Listed records:
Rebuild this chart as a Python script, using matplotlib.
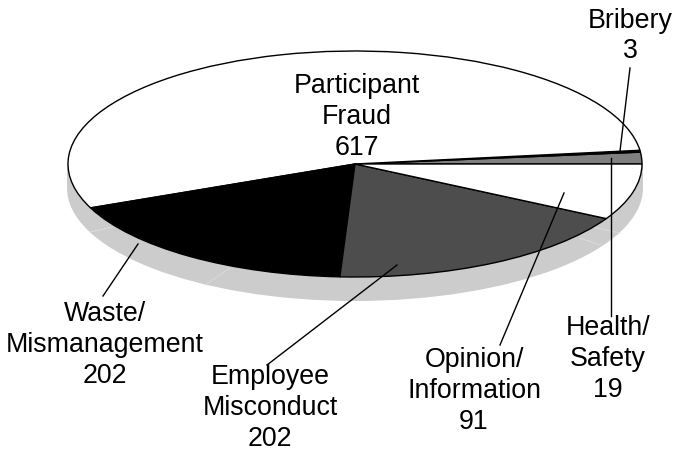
import matplotlib
matplotlib.use("Agg")
import matplotlib.pyplot as plt
from matplotlib.patches import Ellipse, Rectangle

W, H = 675, 451

# Data (starting at 3 o'clock, going counter-clockwise)
categories = ["Health/\nSafety", "Bribery", "Participant\nFraud", "Waste/\nMismanagement",
              "Employee\nMisconduct", "Opinion/\nInformation"]
values = [19, 3, 617, 202, 202, 91]
colors = ["#808080", "#000000", "#ffffff", "#000000", "#4d4d4d", "#ffffff"]

# label centres and leader lines, in pixels of the picture
label_pos = [(608, 359), (630, 36), (357, 117), (105, 345), (270, 408), (474, 391)]
leaders = [
    ((610.5, 158), (610.5, 316)),
    ((620, 151), (630, 68)),
    None,
    ((138, 244), (103, 296)),
    ((397, 265), (267, 365)),
    ((564, 193), (500, 345)),
]
# faint seams on the rim
seams = [((90, 232), (113, 227)), ((205, 285), (230, 268)),
         ((580, 238), (600, 245)), ((593, 227), (620, 233))]

plt.rcParams["font.family"] = ["Liberation Sans", "DejaVu Sans"]
fig = plt.figure(figsize=(W / 100, H / 100), dpi=100)

# pixel axes for the shadow, leaders and text
bg = fig.add_axes([0, 0, 1, 1], zorder=0)
bg.set_xlim(0, W)
bg.set_ylim(H, 0)
bg.axis("off")

cx, cy, rx, ry = 355, 164, 287, 113
depth = 24
bg.add_patch(Ellipse((cx, cy + depth), 2 * rx + 2, 2 * ry, fc="#cccccc", ec="none"))
bg.add_patch(Rectangle((cx - rx - 1, cy), 2 * rx + 2, depth, fc="#cccccc", ec="none"))
for a, b in seams:
    bg.plot([a[0], b[0]], [a[1], b[1]], color="#dedede", lw=0.6)

# the pie itself, squashed by its own axes
pie_ax = fig.add_axes([(cx - rx) / W, 1 - (cy + ry) / H, 2 * rx / W, 2 * ry / H], zorder=1)
pie_ax.pie(values, colors=colors, startangle=0, counterclock=True, radius=1,
           wedgeprops={"edgecolor": "black", "linewidth": 1.0}, frame=False)
pie_ax.set_aspect("auto")
pie_ax.set_xlim(-1, 1)
pie_ax.set_ylim(-1, 1)
pie_ax.axis("off")
for p in pie_ax.patches:
    p.set_clip_on(False)

top = fig.add_axes([0, 0, 1, 1], zorder=2)
top.set_xlim(0, W)
top.set_ylim(H, 0)
top.axis("off")
top.patch.set_alpha(0)

for cat, val, pos, leader in zip(categories, values, label_pos, leaders):
    top.text(pos[0], pos[1], f"{cat}\n{val}", ha="center", va="center", fontsize=19.3,
             linespacing=1.24, color="black")
    if leader is not None:
        top.plot([leader[0][0], leader[1][0]], [leader[0][1], leader[1][1]],
                 color="black", lw=1.0)

fig.savefig("out.png", dpi=100)
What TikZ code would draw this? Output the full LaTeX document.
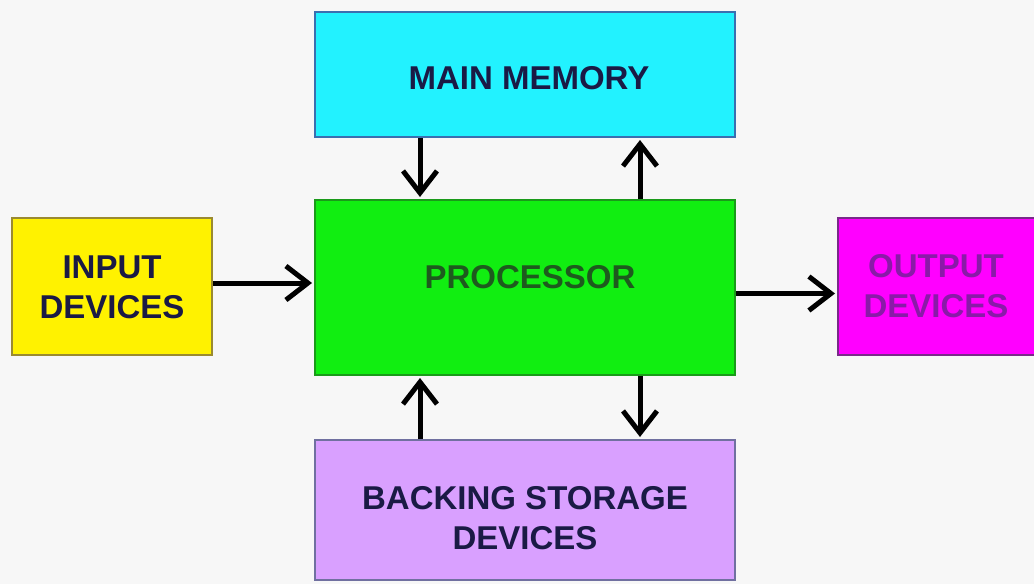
\documentclass[tikz,border=0pt]{standalone}
\usepackage{fontspec}
\setmainfont{Liberation Sans}
\usetikzlibrary{arrows.meta}
\definecolor{bg}{HTML}{F7F7F7}
\definecolor{memfill}{HTML}{22F2FF}
\definecolor{memdraw}{HTML}{3A6FB0}
\definecolor{procfill}{HTML}{11EE11}
\definecolor{procdraw}{HTML}{1A9A1A}
\definecolor{infill}{HTML}{FFF200}
\definecolor{indraw}{HTML}{9A8A30}
\definecolor{outfill}{HTML}{FF00FF}
\definecolor{outdraw}{HTML}{7A2A8A}
\definecolor{bsfill}{HTML}{D9A0FF}
\definecolor{bsdraw}{HTML}{7070A0}
\definecolor{txt}{HTML}{1A1A45}
\definecolor{proctxt}{HTML}{1E5A1E}
\definecolor{outtxt}{HTML}{8A1AA8}
\begin{document}
\begin{tikzpicture}[x=1pt,y=-1pt,
  box/.style={draw, line width=2pt, inner sep=0pt},
  lbl/.style={inner sep=0pt, align=center,
    font=\fontsize{33}{40}\selectfont\bfseries, text=txt},
  arr/.style={line width=5pt, -{Straight Barb[length=22pt,width=34pt,line width=5pt]}}]
\fill[bg] (0,0) rectangle (1034,584);
\useasboundingbox (0,0) rectangle (1034,584);
\node[box, fill=memfill, draw=memdraw, minimum width=420pt, minimum height=125pt] (mem) at (525,74.5) {};
\node[lbl] (memt) at (529,78) {MAIN MEMORY};
\node[box, fill=procfill, draw=procdraw, minimum width=420pt, minimum height=175pt] (proc) at (525,287.5) {};
\node[lbl, text=proctxt] (proct) at (530,277) {PROCESSOR};
\node[box, fill=infill, draw=indraw, minimum width=200pt, minimum height=137pt] (in) at (112,286.5) {};
\node[lbl] (intt) at (112,287) {INPUT\\DEVICES};
\node[box, fill=outfill, draw=outdraw, minimum width=200pt, minimum height=137pt] (out) at (938,286.5) {};
\node[lbl, text=outtxt] (outt) at (936,286) {OUTPUT\\DEVICES};
\node[box, fill=bsfill, draw=bsdraw, minimum width=420pt, minimum height=140pt] (bs) at (525,510) {};
\node[lbl] (bst) at (525,518) {BACKING STORAGE\\DEVICES};
\draw[arr] ([xshift=-105pt]mem.south) -- ([xshift=-105pt,yshift=2pt]proc.north);
\draw[arr] ([xshift=115pt]proc.north) -- ([xshift=115pt,yshift=-2pt]mem.south);
\draw[arr] ([xshift=-105pt]bs.north) -- ([xshift=-105pt,yshift=-2pt]proc.south);
\draw[arr] ([xshift=115pt]proc.south) -- ([xshift=115pt,yshift=2pt]bs.north);
\draw[arr] ([yshift=3.5pt]in.east) -- ([yshift=3.5pt,xshift=-2pt]in.east -| proc.west);
\draw[arr] ([yshift=-6pt]proc.east) -- ([yshift=-6pt,xshift=-2pt]proc.east -| out.west);
\end{tikzpicture}
\end{document}
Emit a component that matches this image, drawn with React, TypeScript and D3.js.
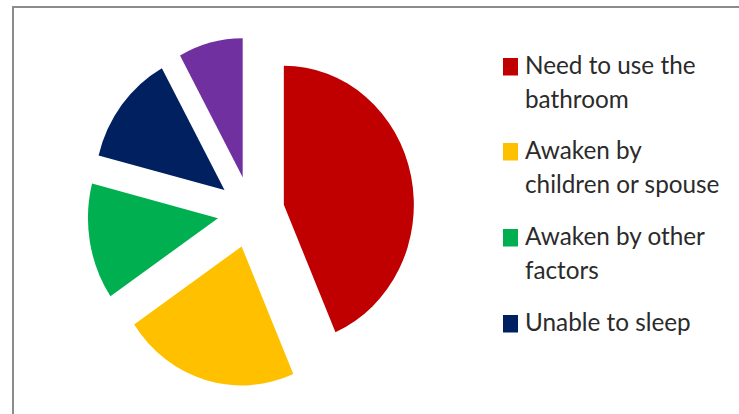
import React from "react";
import * as d3 from "d3";

const categories = [
  "Need to use the bathroom",
  "Awaken by children or spouse",
  "Awaken by other factors",
  "Unable to sleep",
  "Other",
];
const values = [43.5, 22, 13.5, 13, 8];
const colors = ["#C00000", "#FFC000", "#00B050", "#002060", "#7030A0"];
const legendLines = [
  ["Need to use the", "bathroom"],
  ["Awaken by", "children or spouse"],
  ["Awaken by other", "factors"],
  ["Unable to sleep"],
];

const W = 739;
const H = 414;

export default function App() {
  const R = 139;
  const cx = 251;
  const cy = 212;
  const sx = 130 / 139;
  const explode = 0.258 * R;

  const pie = d3
    .pie<number>()
    .sort(null)
    .value((d) => d)
    .startAngle(0)
    .endAngle(2 * Math.PI);
  const arcs = pie(values);
  const arc = d3.arc<d3.PieArcDatum<number>>().innerRadius(0).outerRadius(R);

  const baselines = [74, 159, 245, 331];
  const lineGap = 34;

  return (
    <div style={{ position: "absolute", left: 0, top: 0, width: W, height: H }}>
      <svg width={W} height={H} style={{ display: "block", background: "#fff" }}>
        <rect x={0} y={0} width={W} height={H} fill="#fff" />
        <line x1={13} y1={7} x2={W} y2={7} stroke="#8c8c8c" strokeWidth={2} />
        <line x1={13} y1={6} x2={13} y2={H} stroke="#8c8c8c" strokeWidth={2} />
        <g transform={`translate(${cx},${cy}) scale(${sx},1)`}>
          {arcs.map((a, i) => {
            const mid = (a.startAngle + a.endAngle) / 2;
            const dx = Math.sin(mid) * explode;
            const dy = -Math.cos(mid) * explode;
            return (
              <path
                key={categories[i]}
                d={arc(a) || ""}
                transform={`translate(${dx},${dy})`}
                fill={colors[i]}
              />
            );
          })}
        </g>
        <g fontFamily="Lato, 'Open Sans', sans-serif" fontSize={24.3} fill="#2b2b2b">
          {legendLines.map((lines, i) => (
            <g key={i}>
              <rect x={503} y={baselines[i] - 16} width={15} height={17.5} fill={colors[i]} />
              {lines.map((t, j) => (
                <text key={j} x={525} y={baselines[i] + j * lineGap}>
                  {t}
                </text>
              ))}
            </g>
          ))}
        </g>
      </svg>
    </div>
  );
}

Goal: The lines you need run from the one containing "Emit a component" down to the one containing "const H = 414;"; print them exactly, both ends included, and leave out pictures.

Finished answer:
Emit a component that matches this image, drawn with React, TypeScript and D3.js.
import React from "react";
import * as d3 from "d3";

const categories = [
  "Need to use the bathroom",
  "Awaken by children or spouse",
  "Awaken by other factors",
  "Unable to sleep",
  "Other",
];
const values = [43.5, 22, 13.5, 13, 8];
const colors = ["#C00000", "#FFC000", "#00B050", "#002060", "#7030A0"];
const legendLines = [
  ["Need to use the", "bathroom"],
  ["Awaken by", "children or spouse"],
  ["Awaken by other", "factors"],
  ["Unable to sleep"],
];

const W = 739;
const H = 414;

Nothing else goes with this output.